Joshua Arthur Rodrigues Brandon (9 February 1822, London – 11 December 1847, 11 Beaufort Buildings, Strand) was an English architect and author. Prior to an early death aged twenty-five, his architectural practice (particularly in church architecture) was promising and growing.

==Buildings==
With his brother Raphael he designed the new corn exchange at Colchester, Essex (1845); Portswood Chapel (1847) and Christ Church, Southampton (1847) (where he is buried in the churchyard); All Saints' Church, Sculthorpe, Norfolk (1847) and Holy Trinity Church, Leverstock Green, Hertfordshire, for which he accepted the commission in 1846, dying before its completion in 1849.

==Publications==
With his brother he researched three seminal works on Early English architecture:
- Analysis of Gothic Architecture (1847) - more than 700 examples of windows, doors, windows, and other architectural details, with measurements observed at first hand, collected from parish churches
- Parish Churches (1848) - 63 churches from across England, each with perspective views, a short description in text and a plan (to the same scale for all the churches)

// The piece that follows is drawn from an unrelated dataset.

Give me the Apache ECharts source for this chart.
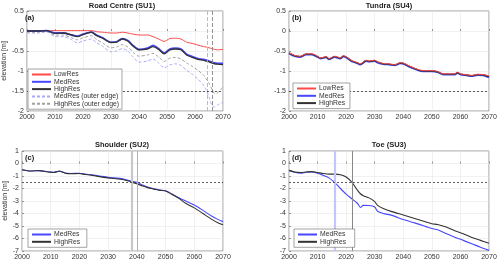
<!DOCTYPE html>
<html><head><meta charset="utf-8">
<script src="https://cdn.jsdelivr.net/npm/echarts@6/dist/echarts.min.js"></script>
<style>html,body{margin:0;padding:0;background:#fff}#c{width:500px;height:263px}</style>
</head><body><div id="c"></div>
<script>
// ---- Panel (a) Road Centre (SU1)
const yearsA = [2000,2004,2007,2010,2013,2016,2018,2020,2023,2025,2027,2030,2032,2034,2036,2038,2040,2043,2045,2047,2049,2051,2053,2055,2057,2059,2061,2063,2064,2065,2066,2067,2068,2070];
const lowA  = [0,0,0.01,0.01,0.01,0.01,0.01,0.01,0.01,-0.02,-0.03,-0.05,-0.05,-0.03,-0.05,-0.08,-0.1,-0.1,-0.14,-0.2,-0.26,-0.19,-0.18,-0.2,-0.28,-0.31,-0.35,-0.39,-0.4,-0.42,-0.44,-0.46,-0.47,-0.46];
const medA  = [0,0,0.01,-0.05,-0.05,-0.1,-0.13,-0.08,-0.03,-0.11,-0.17,-0.28,-0.27,-0.19,-0.24,-0.37,-0.46,-0.43,-0.36,-0.44,-0.55,-0.45,-0.43,-0.45,-0.58,-0.64,-0.69,-0.71,-0.73,-0.75,-0.78,-0.8,-0.81,-0.81];
const highA = [0,0,0.01,-0.06,-0.05,-0.1,-0.14,-0.09,-0.03,-0.12,-0.18,-0.29,-0.28,-0.2,-0.25,-0.38,-0.47,-0.45,-0.39,-0.46,-0.57,-0.47,-0.45,-0.47,-0.6,-0.66,-0.71,-0.73,-0.75,-0.77,-0.8,-0.82,-0.83,-0.84];
const medOuterA  = [-0.05,-0.05,-0.02,-0.14,-0.14,-0.22,-0.3,-0.25,-0.2,-0.3,-0.38,-0.52,-0.5,-0.44,-0.5,-0.66,-0.78,-0.75,-0.7,-0.8,-0.92,-0.85,-0.82,-0.86,-0.98,-1.08,-1.2,-1.35,-1.47,-1.65,-1.85,-1.9,-1.85,-1.78];
const highOuterA = [-0.03,-0.03,-0.01,-0.1,-0.1,-0.17,-0.22,-0.17,-0.12,-0.22,-0.3,-0.42,-0.4,-0.34,-0.4,-0.54,-0.63,-0.6,-0.56,-0.65,-0.76,-0.68,-0.66,-0.7,-0.8,-0.88,-0.98,-1.1,-1.2,-1.3,-1.45,-1.56,-1.55,-1.4];
const vlinesA = [2064.3, 2066.3];

// ---- Panel (b) Tundra (SU4)
const yearsB = [2000,2002,2004,2006,2008,2010,2011,2013,2014,2016,2017,2018,2019,2020,2022,2024,2025,2027,2028,2030,2031,2033,2035,2037,2039,2040,2042,2044,2046,2048,2050,2052,2054,2056,2058,2059,2060,2062,2064,2066,2068,2070];
const highB = [-0.55,-0.62,-0.64,-0.58,-0.58,-0.64,-0.68,-0.65,-0.7,-0.64,-0.66,-0.68,-0.63,-0.65,-0.75,-0.8,-0.83,-0.74,-0.76,-0.74,-0.78,-0.82,-0.83,-0.85,-0.8,-0.81,-0.88,-0.94,-0.99,-1.0,-1.0,-1.02,-1.08,-1.08,-1.08,-1.04,-1.08,-1.1,-1.12,-1.09,-1.1,-1.14];
const lowB  = [-0.54,-0.61,-0.63,-0.57,-0.57,-0.63,-0.67,-0.64,-0.69,-0.63,-0.65,-0.67,-0.62,-0.64,-0.74,-0.79,-0.82,-0.73,-0.75,-0.73,-0.77,-0.81,-0.82,-0.84,-0.79,-0.8,-0.87,-0.93,-0.98,-0.99,-0.99,-1.01,-1.07,-1.07,-1.07,-1.03,-1.07,-1.09,-1.11,-1.08,-1.09,-1.12];
const medB  = [-0.56,-0.63,-0.65,-0.59,-0.59,-0.65,-0.69,-0.66,-0.71,-0.65,-0.67,-0.69,-0.64,-0.66,-0.76,-0.81,-0.84,-0.75,-0.77,-0.75,-0.79,-0.83,-0.84,-0.86,-0.81,-0.82,-0.89,-0.95,-1.0,-1.01,-1.01,-1.03,-1.09,-1.09,-1.09,-1.05,-1.09,-1.11,-1.13,-1.1,-1.11,-1.16];

// ---- Panel (c) Shoulder (SU2)
const yearsC = [2000,2003,2006,2009,2011,2013,2015,2017,2020,2022,2024,2027,2030,2032,2035,2038,2040,2042,2044,2046,2048,2050,2052,2055,2057,2060,2063,2066,2068,2070];
const medC  = [-0.5,-0.6,-0.57,-0.66,-0.7,-0.6,-0.76,-0.8,-0.78,-0.85,-0.9,-1.0,-1.1,-1.15,-1.22,-1.4,-1.5,-1.72,-1.9,-2.03,-2.12,-2.18,-2.4,-2.78,-3.0,-3.32,-3.75,-4.2,-4.45,-4.65];
const highC = [-0.5,-0.6,-0.57,-0.68,-0.72,-0.62,-0.78,-0.82,-0.8,-0.88,-0.93,-1.05,-1.15,-1.2,-1.28,-1.47,-1.62,-1.8,-1.95,-2.05,-2.15,-2.2,-2.45,-2.85,-3.18,-3.55,-4.0,-4.45,-4.72,-4.9];
const vlinesC = [2038.2, 2040.2];

// ---- Panel (d) Toe (SU3)
const yearsD = [2000,2002,2004,2006,2008,2010,2012,2014,2016,2018,2020,2022,2024,2025,2026,2028,2030,2031,2033,2036,2040,2044,2048,2050,2052,2055,2058,2061,2064,2067,2070];
const medD  = [-0.55,-0.7,-0.78,-0.7,-0.68,-0.78,-0.95,-1.15,-1.52,-2.0,-2.45,-2.82,-3.2,-3.52,-3.35,-3.36,-3.48,-3.82,-4.0,-4.15,-4.48,-4.75,-5.05,-5.2,-5.3,-5.6,-5.9,-6.15,-6.42,-6.7,-6.95];
const highD = [-0.55,-0.68,-0.72,-0.68,-0.65,-0.72,-0.8,-0.85,-0.85,-0.9,-1.08,-1.5,-2.15,-2.42,-2.58,-2.75,-3.05,-3.35,-3.6,-3.85,-4.12,-4.4,-4.68,-4.82,-4.88,-5.08,-5.38,-5.62,-5.92,-6.15,-6.38];
const vlinesD = [2016.1, 2022.1];

const threshold = -1.5;

const RED='#ff4a4a', BLUE='#4747ff', BLACK='#333333', LBLUE='#a9a9ff', LGRAY='#a0a0a0';
const FONT = 'Liberation Sans, Arial, sans-serif';
const pair = (xs, ys) => xs.map((x,i)=>[x, ys[i]]);

const grids = [
  {left:22, top:11, width:201, height:100},
  {left:289, top:11, width:200, height:100},
  {left:22, top:151, width:201, height:100},
  {left:289, top:151, width:200, height:100}
].map(g=>Object.assign(g,{show:true, borderColor:'#555', borderWidth:0.6, backgroundColor:'#fff'}));

function xAx(i){
  return {type:'value', gridIndex:i, min:2000, max:2070, interval:10,
    axisLine:{show:false}, axisTick:{inside:true, length:2, lineStyle:{color:'#555', width:0.6}},
    axisLabel:{fontSize:7, color:'#333', margin:3, fontFamily:FONT, formatter:v=>String(v)},
    splitLine:{show:true, lineStyle:{color:'#e8e8e8', width:0.6}}};
}
function yAx(i, min, max, interval, name){
  return {type:'value', gridIndex:i, min:min, max:max, interval:interval,
    name:name||'', nameLocation:'middle', nameGap:13, nameTextStyle:{fontSize:7, color:'#333', fontFamily:FONT},
    axisLine:{show:false}, axisTick:{inside:true, length:2, lineStyle:{color:'#555', width:0.6}},
    axisLabel:{fontSize:7, color:'#333', margin:3, fontFamily:FONT, formatter:v=>String(v)},
    splitLine:{show:true, lineStyle:{color:'#e8e8e8', width:0.6}}};
}
function line(name, i, xs, ys, color, width, dashed, z, extra){
  return Object.assign({type:'line', name:name, xAxisIndex:i, yAxisIndex:i, data:pair(xs,ys),
    symbol:'none', showSymbol:false, smooth:0.25, z:z||2, animation:false,
    lineStyle:{color:color, width:width, type: dashed?[3,2]:'solid'},
    itemStyle:{color:color}}, extra||{});
}
function mlines(xs, colors, widths, dashes){
  const d = xs.map((x,k)=>({xAxis:x, lineStyle:{color:colors[k], width:widths[k], type:dashes[k]?[4,2]:'solid'}}));
  d.push({yAxis:threshold, lineStyle:{color:'#333', width:0.8, type:[2,2]}});
  return {markLine:{silent:true, symbol:'none', label:{show:false}, animation:false, data:d}};
}
function hline(){
  return {markLine:{silent:true, symbol:'none', label:{show:false}, animation:false,
    data:[{yAxis:threshold, lineStyle:{color:'#333', width:0.8, type:[2,2]}}]}};
}

const ttl = (text, left, top, align) => ({text:text, left:left, top:top, textAlign:align||'center',
  textStyle:{fontSize:7.5, fontWeight:'bold', color:'#222', fontFamily:FONT}, padding:0});

function lg(data, left, top){
  return {data:data, left:left, top:top, orient:'vertical', itemWidth:19, itemHeight:6, itemGap:0.3,
    padding:[2,3,2,3], borderColor:'#666', borderWidth:0.6, backgroundColor:'#fff',
    itemStyle:{opacity:0},
    textStyle:{fontSize:6.8, color:'#333', fontFamily:FONT, padding:[0,0,0,-2]}, selectedMode:false, z:20};
}

const option = {
  animation:false,
  title:[
    ttl('Road Centre (SU1)', 122, 2), ttl('Tundra (SU4)', 389, 2),
    ttl('Shoulder (SU2)', 122, 141), ttl('Toe (SU3)', 389, 141),
    ttl('(a)', 25, 14, 'left'), ttl('(b)', 292, 14, 'left'),
    ttl('(c)', 25, 154, 'left'), ttl('(d)', 292, 154, 'left')
  ],
  grid: grids,
  xAxis:[xAx(0),xAx(1),xAx(2),xAx(3)],
  yAxis:[yAx(0,-2,0.5,0.5,'elevation [m]'), yAx(1,-2,0.5,0.5), yAx(2,-7,1,1,'elevation [m]'), yAx(3,-7,1,1)],
  legend:[
    lg(['LowRes','MedRes','HighRes','MedRes (outer edge)','HighRes (outer edge)'], 28, 69),
    lg([{name:'LowRes'},{name:'MedRes '},{name:'HighRes '}], 293, 83),
    lg(['MedRes  ','HighRes  '], 28, 229),
    lg(['MedRes   ','HighRes   '], 294, 229)
  ],
  series:[
    line('MedRes (outer edge)',0,yearsA,medOuterA,LBLUE,1,true,2, mlines(vlinesA,[LBLUE,'#888'],[0.9,0.9],[true,true])),
    line('HighRes (outer edge)',0,yearsA,highOuterA,LGRAY,1,true,2),
    line('LowRes',0,yearsA,lowA,RED,1,false,3),
    line('MedRes',0,yearsA,medA,BLUE,1.8,false,3),
    line('HighRes',0,yearsA,highA,BLACK,1.3,false,4),

    line('MedRes ',1,yearsB,medB,BLUE,1.8,false,3, hline()),
    line('HighRes ',1,yearsB,highB,BLACK,1.3,false,4),
    line('LowRes',1,yearsB,lowB,RED,1,false,5),

    line('MedRes  ',2,yearsC,medC,BLUE,1.1,false,3, mlines(vlinesC,['#c8c8c8','#a8a8ff'],[2.2,1],[false,false])),
    line('HighRes  ',2,yearsC,highC,BLACK,1.1,false,4),

    line('MedRes   ',3,yearsD,medD,BLUE,1.1,false,3, mlines(vlinesD,['#c4c4ff','#888'],[2.2,1],[false,false])),
    line('HighRes   ',3,yearsD,highD,BLACK,1.1,false,4)
  ]
};
const chart = echarts.init(document.getElementById('c'), null, {renderer:'canvas'});
chart.setOption(option);
</script></body></html>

- Open Timber Roofs of the Middle Ages (1849) - perspective, geometric and detail drawings of 35 timber roofs from parish churches in 11 different English counties, showing their form and principle of each example, with an introduction on the topic in general. The Builder commented that the work:
"serves the one useful and necessary purpose of showing practically and constructively what the builders of the middle ages really did with the materials they had at hand, and how all those materials, whatever they were, were made to harmonise."